As a recurrence of brain tumours is one of our biggest fears, we asked if perhaps Nige’s had grown but that the CT he had in January hadn’t picked them up. (Prior to brain radiation treatment Nige had had an MRI which is a lot more accurate). Our Doc was like “Yeah that’s a possibility but *read between the lines* you’re out of treatment options there anyway and steroids won’t keep brain tumour symptoms away forever”. So positive and uplifting I know. But Er wrong – people can have brain radiation on tumours more than once. And yes of course steroids won’t keep the symptoms at bay forever, because you won’t even bother treating the tumours properly!!! (See previous blog posts for the full story). We had a bit of a laugh (sooo funny – not) at the ridiculous back log of people waiting to use the Wellington hospital MRI machines (one of which is frequently breaking down). Nice work NZ government. Doc mentioned that even if Nige presented with symptoms they wouldn’t send him for an MRI, they would simply prescribe more steroids. Hey why find out if there’s anything that can be done when you’re already screwed right? Imagine if we had accepted that advice last year when Nige kept vomiting, he wouldn’t be with us today and our kids would have missed out on precious time with their dad. How many other kids are being denied in this way? How about saying “look we can’t do anything to help you here, but I know you’ve got health insurance, why don’t you go and get an MRI done privately to ease your mind?” Now that would have been helpful advice back in 2015.

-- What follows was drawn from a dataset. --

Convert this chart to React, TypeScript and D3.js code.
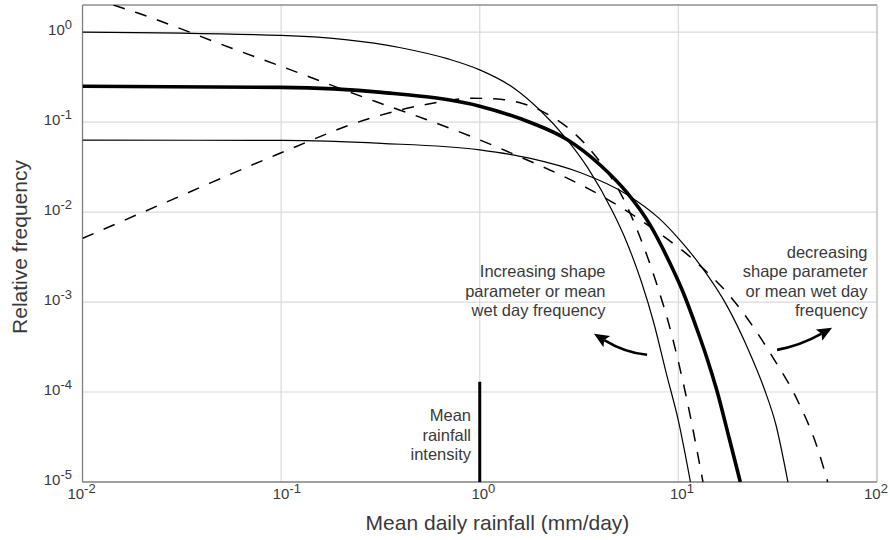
import React from "react";
import * as d3 from "d3";

const W = 890;
const H = 540;
const PLOT = { left: 82.5, right: 877, top: 5, bottom: 482 };

const X_DOMAIN: [number, number] = [0.01, 100];
const Y_DOMAIN: [number, number] = [1e-5, 2];
const X_TICK_EXP = [-2, -1, 0, 1, 2];
const Y_TICK_EXP = [0, -1, -2, -3, -4, -5];

// Thin solid: exponential, wet every day
const expHighX = [0.01, 0.1, 0.4, 0.7, 1, 1.5, 2, 2.75, 3.5, 4.7, 5.5, 6.5, 7.5, 8.7, 10, 11.5];
const expHighY = [1.0, 0.92, 0.67, 0.5, 0.38, 0.235, 0.137, 0.064, 0.031, 0.0098, 0.0046, 0.0017, 6.0e-4, 1.6e-4, 4.8e-5, 1.0e-5];

// Thick solid: reference distribution
const refX = [0.01, 0.1, 0.32, 1, 1.8, 2.75, 4, 5.5, 7.2, 9, 10.6, 12.4, 14, 15.6, 18, 20.5];
const refY = [0.25, 0.243, 0.214, 0.15, 0.099, 0.064, 0.034, 0.0165, 0.0072, 0.0028, 0.00126, 5.0e-4, 2.3e-4, 1.05e-4, 3.1e-5, 1.0e-5];

// Thin solid: exponential, fewer wet days
const expLowX = [0.01, 0.1, 0.32, 1, 1.8, 3.2, 5.5, 8, 10, 13, 17.6, 22, 27, 31, 35.6];
const expLowY = [0.063, 0.0625, 0.058, 0.049, 0.0395, 0.0275, 0.0157, 0.0085, 0.0051, 0.0025, 9.0e-4, 3.3e-4, 1.1e-4, 4.3e-5, 1.0e-5];

// Dashed: larger shape parameter (rising then falling)
const gammaHighX = [0.01, 0.0316, 0.094, 0.28, 0.52, 0.92, 1.3, 1.64, 2.2, 2.77, 3.42, 4.2, 5.0, 6.3, 7.7, 9.1, 11.0, 13.3];
const gammaHighY = [0.0051, 0.0153, 0.043, 0.11, 0.155, 0.184, 0.178, 0.161, 0.122, 0.087, 0.056, 0.032, 0.0178, 0.0058, 0.0017, 5.0e-4, 8.5e-5, 1.0e-5];

// Dashed: smaller shape parameter (decreasing)
const gammaLowX = [0.0143, 0.0185, 0.0564, 0.0976, 0.299, 0.525, 0.923, 1.6, 2.74, 3.57, 4.62, 7.69, 12.24, 18.4, 30.0, 40.1, 49.9, 56.5];
const gammaLowY = [2.0, 1.66, 0.662, 0.425, 0.169, 0.109, 0.068, 0.0409, 0.024, 0.0179, 0.013, 0.0062, 0.0028, 0.00113, 2.4e-4, 7.8e-5, 2.46e-5, 1.0e-5];

const MEAN_INTENSITY = 1;
const MEAN_BAR_TOP = 1.3e-4;

// Annotation arrows: [start, control, tip] in data units
const ARROW_LEFT: [number, number][] = [[6.96, 2.59e-4], [5.39, 2.73e-4], [3.76, 4.43e-4]];
const ARROW_RIGHT: [number, number][] = [[31.4, 2.94e-4], [41.0, 3.26e-4], [59.4, 5.17e-4]];

const LEFT_NOTE = ["Increasing shape", "parameter or mean", "wet day frequency"];
const RIGHT_NOTE = ["decreasing", "shape parameter", "or mean wet day", "frequency"];
const MEAN_NOTE = ["Mean", "rainfall", "intensity"];

const FONT = "'Liberation Sans', Arial, Helvetica, sans-serif";
const TEXT = "#3a3a3a";

function zip(xs: number[], ys: number[]): [number, number][] {
  return xs.map((v, i) => [v, ys[i]]);
}

export default function App() {
  const x = d3.scaleLog().domain(X_DOMAIN).range([PLOT.left, PLOT.right]);
  const y = d3.scaleLog().domain(Y_DOMAIN).range([PLOT.bottom, PLOT.top]);
  const line = d3
    .line<[number, number]>()
    .x((d) => x(d[0]))
    .y((d) => y(d[1]))
    .curve(d3.curveMonotoneX);

  const series = [
    { data: zip(expHighX, expHighY), w: 1.2, dash: undefined },
    { data: zip(expLowX, expLowY), w: 1.2, dash: undefined },
    { data: zip(gammaHighX, gammaHighY), w: 1.5, dash: "12,11" },
    { data: zip(gammaLowX, gammaLowY), w: 1.5, dash: "12,11" },
    { data: zip(refX, refY), w: 3.6, dash: undefined },
  ];

  const arrow = (pts: [number, number][], key: string) => {
    const [s, c, t] = pts.map((p) => [x(p[0]), y(p[1])]);
    const dx = t[0] - c[0];
    const dy = t[1] - c[1];
    const len = Math.hypot(dx, dy);
    const ux = dx / len;
    const uy = dy / len;
    const hl = 15;
    const hw = 6.5;
    const bx = t[0] - ux * hl;
    const by = t[1] - uy * hl;
    const ex = t[0] - ux * (hl - 3);
    const ey = t[1] - uy * (hl - 3);
    const head = `M${t[0]},${t[1]}L${bx - uy * hw},${by + ux * hw}L${bx + ux * 3},${by + uy * 3}L${bx + uy * hw},${by - ux * hw}Z`;
    return (
      <g key={key}>
        <path d={`M${s[0]},${s[1]}Q${c[0]},${c[1]} ${ex},${ey}`} fill="none" stroke="#000" strokeWidth={2.6} />
        <path d={head} fill="#000" />
      </g>
    );
  };

  const BASE_FS = 15;
  const SUP_FS = 13;

  const xLabel = (e: number) => {
    const sup = String(e);
    const baseW = 2 * 0.556 * BASE_FS;
    const supW = (sup.startsWith("-") ? 0.333 + 0.556 : 0.556) * SUP_FS;
    const px = x(Math.pow(10, e));
    let start = px - baseW / 2;
    if (e === X_TICK_EXP[0] || e === X_TICK_EXP[X_TICK_EXP.length - 1]) start = px - (baseW + supW) / 2 - 1;
    return (
      <text key={"xl" + e} x={start} y={499} fontSize={BASE_FS} fill={TEXT} fontFamily={FONT}>
        10
        <tspan fontSize={SUP_FS} dy={-6}>{sup}</tspan>
      </text>
    );
  };

  const yLabel = (e: number) => (
    <text key={"yl" + e} x={72} y={y(Math.pow(10, e)) + 2.5} fontSize={BASE_FS} fill={TEXT} fontFamily={FONT} textAnchor="end">
      10
      <tspan fontSize={SUP_FS} dy={-6}>{String(e)}</tspan>
    </text>
  );

  return (
    <svg width={W} height={H} style={{ position: "absolute", left: 0, top: 0, background: "#fff" }}>
      <defs>
        <clipPath id="plotclip">
          <rect x={PLOT.left} y={PLOT.top} width={PLOT.right - PLOT.left} height={PLOT.bottom - PLOT.top} />
        </clipPath>
      </defs>
      <rect x={0} y={0} width={W} height={H} fill="#fff" />
      {X_TICK_EXP.slice(1, -1).map((e) => (
        <line key={"gx" + e} x1={x(Math.pow(10, e))} x2={x(Math.pow(10, e))} y1={PLOT.top} y2={PLOT.bottom} stroke="#dadada" strokeWidth={1.2} />
      ))}
      {Y_TICK_EXP.slice(0, -1).map((e) => (
        <line key={"gy" + e} x1={PLOT.left} x2={PLOT.right} y1={y(Math.pow(10, e))} y2={y(Math.pow(10, e))} stroke="#dadada" strokeWidth={1.2} />
      ))}
      <line x1={PLOT.left} x2={PLOT.right} y1={PLOT.top} y2={PLOT.top} stroke="#8f8f8f" strokeWidth={1.3} />
      <line x1={PLOT.right} x2={PLOT.right} y1={PLOT.top} y2={PLOT.bottom} stroke="#b8b8b8" strokeWidth={1.3} />
      <line x1={PLOT.left} x2={PLOT.left} y1={PLOT.top} y2={PLOT.bottom} stroke="#808080" strokeWidth={1.3} />
      <line x1={PLOT.left} x2={PLOT.right} y1={PLOT.bottom} y2={PLOT.bottom} stroke="#808080" strokeWidth={1.3} />

      <g clipPath="url(#plotclip)">
        {series.map((s, i) => (
          <path key={"s" + i} d={line(s.data) || ""} fill="none" stroke="#000" strokeWidth={s.w} strokeDasharray={s.dash} />
        ))}
      </g>

      <line
        x1={x(MEAN_INTENSITY)}
        x2={x(MEAN_INTENSITY)}
        y1={y(Y_DOMAIN[0])}
        y2={y(MEAN_BAR_TOP)}
        stroke="#000"
        strokeWidth={3}
      />
      {MEAN_NOTE.map((t, i) => (
        <text key={"mn" + i} x={471} y={421 + i * 19.7} fontSize={16.5} fill={TEXT} fontFamily={FONT} textAnchor="end">
          {t}
        </text>
      ))}

      {LEFT_NOTE.map((t, i) => (
        <text key={"ln" + i} x={605.5} y={277 + i * 19.5} fontSize={16.5} fill={TEXT} fontFamily={FONT} textAnchor="end">
          {t}
        </text>
      ))}
      {RIGHT_NOTE.map((t, i) => (
        <text key={"rn" + i} x={867.5} y={257.5 + i * 19.6} fontSize={16.5} fill={TEXT} fontFamily={FONT} textAnchor="end">
          {t}
        </text>
      ))}
      {arrow(ARROW_LEFT, "al")}
      {arrow(ARROW_RIGHT, "ar")}

      {X_TICK_EXP.map(xLabel)}
      {Y_TICK_EXP.map(yLabel)}

      <text x={497.5} y={530} fontSize={21} fill={TEXT} fontFamily={FONT} textAnchor="middle">
        Mean daily rainfall (mm/day)
      </text>
      <text
        transform={`translate(26.5,247) rotate(-90)`}
        fontSize={21}
        fill={TEXT}
        fontFamily={FONT}
        textAnchor="middle"
      >
        Relative frequency
      </text>
    </svg>
  );
}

Back to steroid withdrawal – I had read that other less addictive steroids like hydrocortisone, or other medications such as Ritalin and Focalin, could possibly help wean Nige off in a less brutal way. Doc pooh-poohed that idea without any real conviction or interest – I wasn’t convinced he actually knew what he was talking about as he usually get’s things wrong (note to self, check with private oncologist).

To finish off our cheerful appointment, the Doc decided to point out the fucking obvious and remind Nige to make the most of things while he was feeling good. Okay that’s fine, good advice, but why did he also have to add “the cupboard is looking pretty bare for you treatment wise, if it comes back there’s not really much more we can do”. Yep maybe on your watch, but hey that’s why we see an oncologist that looks for solutions rather than lying down and giving up. As I’ve told you lovely readers before, if Nige’s cancer hangs on for 6 months, optimistic Doc reckons we can try the same chemo – Pemetrexed – again and probably get similar results. Happy Doc also told us that Pemetrexed could be available through the public health system by the end of this year. Pessimistic Doc hadn’t heard anything about this. We had a jolly old chuckle when he let slip that the public system would probably receive some generic cheap version of it – oh he he he!

A couple of good things did come out of the visit to the ward of doom. Firstly, Nige started taking another half a steroid and is feeling better today. In the meantime, he’ll contact his private oncologist and make sure we are on the best course of action for Nige, because after all, that’s all we’ve ever tried to achieve for him. Secondly public Doc agreed to do Nige’s next scan publicly, which saves us some coin. Usually they don’t scan a person in Nige’s position until symptoms present – i.e. when it’s probably too late to do anything. It does make me wonder how many early stage cancers become late stage due to this non-prevention method. Sad if it’s true. Scanning Nige publicly seemed like a no brainer to me, we’re not uber-rich, we’re just doing what we can to save our Nige, but hey I am grateful because it could always be worse and in NZ we are still a lot better off than other countries. I may rant and rave here as that is my outlet and it stops me from murdering certain people (ha ha), but I am still grateful we have a public health system at all, and know there are a ton of amazing people working in it everyday doing their best to make a sick person’s day a little brighter.

However, I still can’t help but think I’d rather keep my privates in private healthcare, if I had the choice.